捜査を行う刑事が元柔道オリンピックの日本代表候補であったり、コンビを組む男が頭は切れるがジェンダーについて神経質なまでに言葉遣いを注意したりもする。性犯罪は被害者の心に深い闇を刻むというのがあらためてわかる物語だ。被害者家族は絶望の闇に落とされ、家族は崩壊する。そんな被害者家族の誰かが加害者の父親に手をかけたのかと思ったのだが…。
■ストーリー
誰もが容疑者。誰もが当事者。性にまつわる犯罪……ジェンダー・クライムは連鎖する。土手下に転がされていた男性の遺体。暴行の痕が残る体には、メッセージが残されていた。「目には目を」なんと男の息子は、3年前に起きた集団レイプ事件の加害者だった――。次々現れる容疑者、そして新たな殺人。罪を償うべきは、あなたかもしれない。
■感想
中年男性の死体が河川敷に放置されていた。レイプされた形跡があり、そこにはメッセージが。。事件を捜査する刑事たちが個性的でよい。柔道家の鞍岡は昔ながらの柔道家という感じで、男尊女卑の感覚は強い。コンビを組むルーキーの志波は、頭が切れ優秀ではあるが、何かとジェンダーの平等にうるさい男だった。

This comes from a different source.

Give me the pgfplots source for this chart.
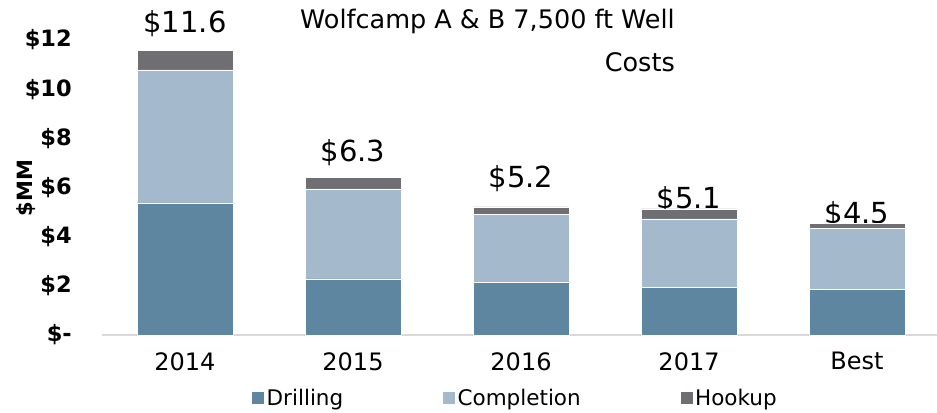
\documentclass[border=0pt]{standalone}
\usepackage{fontspec}
\setmainfont{DejaVu Sans}
\usepackage{pgfplots}
\pgfplotsset{compat=1.18}
\definecolor{drill}{RGB}{94,134,160}
\definecolor{compl}{RGB}{164,185,204}
\definecolor{hook}{RGB}{110,110,115}
\definecolor{axgray}{RGB}{217,217,217}
\begin{document}
\begin{tikzpicture}
\useasboundingbox (-102bp,-78bp) rectangle (835bp,335bp);
\begin{axis}[at={(0,0)}, anchor=south west, scale only axis,
  width=835bp, height=295bp,
  xmin=-0.494, xmax=4.476, ymin=0, ymax=12,
  ybar stacked, bar width=0.571,
  clip=false,
  axis x line=bottom, axis y line=left,
  x axis line style={draw=axgray, line width=2bp, -},
  y axis line style={draw=none},
  major tick length=0pt,
  ytick={0,2,4,6,8,10,12},
  yticklabels={\$-,\$2,\$4,\$6,\$8,\$10,\$12},
  yticklabel style={font=\bfseries\fontsize{22.5bp}{26bp}\selectfont, anchor=east, inner sep=0pt, xshift=-30bp},
  xtick={0,1,2,3,4},
  xticklabels={2014,2015,2016,2017,Best},
  xticklabel style={font=\fontsize{24bp}{28bp}\selectfont, anchor=north, inner sep=0pt, yshift=-17bp},
  legend columns=3,
  legend style={draw=none, at={(0.4946,-0.2136)}, anchor=center, inner sep=0pt,
    font=\fontsize{21.5bp}{24bp}\selectfont,
    /tikz/every even column/.append style={column sep=97bp}},
  legend image code/.code={\fill[#1] (0bp,-6.5bp) rectangle (13bp,6.5bp);},
]
\addplot[fill=drill, draw=white, line width=0.4bp] coordinates {(0,5.38) (1,2.28) (2,2.14) (3,1.94) (4,1.86)};
\addplot[fill=compl, draw=white, line width=0.4bp] coordinates {(0,5.40) (1,3.66) (2,2.78) (3,2.78) (4,2.49)};
\addplot[fill=hook, draw=white, line width=0.4bp] coordinates {(0,0.81) (1,0.46) (2,0.29) (3,0.41) (4,0.18)};
\legend{Drilling, Completion, Hookup}
\node[font=\fontsize{29bp}{32bp}\selectfont, anchor=base] at (axis cs:0,12.32) {\$11.6};
\node[font=\fontsize{29bp}{32bp}\selectfont, anchor=base] at (axis cs:1,7.07) {\$6.3};
\node[font=\fontsize{29bp}{32bp}\selectfont, anchor=base] at (axis cs:2,6.02) {\$5.2};
\node[font=\fontsize{29bp}{32bp}\selectfont, anchor=base] at (axis cs:3,5.16) {\$5.1};
\node[font=\fontsize{29bp}{32bp}\selectfont, anchor=base] at (axis cs:4,4.55) {\$4.5};
\end{axis}
\node[anchor=base east, inner sep=0pt, font=\fontsize{25.5bp}{30bp}\selectfont] at (573bp,306bp) {Wolfcamp A \& B 7,500 ft Well};
\node[anchor=base east, inner sep=0pt, font=\fontsize{25.5bp}{30bp}\selectfont] at (573bp,263bp) {Costs};
\node[rotate=90, inner sep=0pt, font=\bfseries\fontsize{21bp}{24bp}\selectfont] at (-76bp,147bp) {\$MM};
\end{tikzpicture}
\end{document}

このコンビが良い。優秀な志波には何か隠し事があるとわかり、警察幹部と通じていることから裏で特命を受けているのでは?なんてことを想像してしまった。
殺された男の周辺を捜査していると、3年前の集団レイプ事件の加害者の父親だとわかる。集団レイプ事件の強烈なインパクトと、その被害者の絶望がすさまじく伝わってきた。この事件をきっかけとして被害者家族は崩壊する。
加害者の中心人物は身内に政治家とコネがあり、周りから圧力をかけて事件をなきものにしようとしていた。ヘドがでそうなほど最悪な加害者たち。因果応報でリベンジを行うであろう人物が登場したかと思うと、加害者側を守ろうとする元刑事まで登場してくる。
ラストは意外な人物が犯人として登場してくる。集団レイプ事件に関係する人物ではあるが、想像の外側にいる人物だった。加害者グループの中は、必ずしも悪人ばかりではない。事件を後悔し被害者に対して謝罪しようと考えていた者もいた。
加害者の身内、事件を抑えたい元刑事、そして加害者本人。これらが三つ巴となり、どのような結末を迎えるのかは最後までわからない。加害者の父親を殺したのは思いもよらない人物であることは間違いない。
もうひとつの衝撃は、間違いなく志波の過去だ。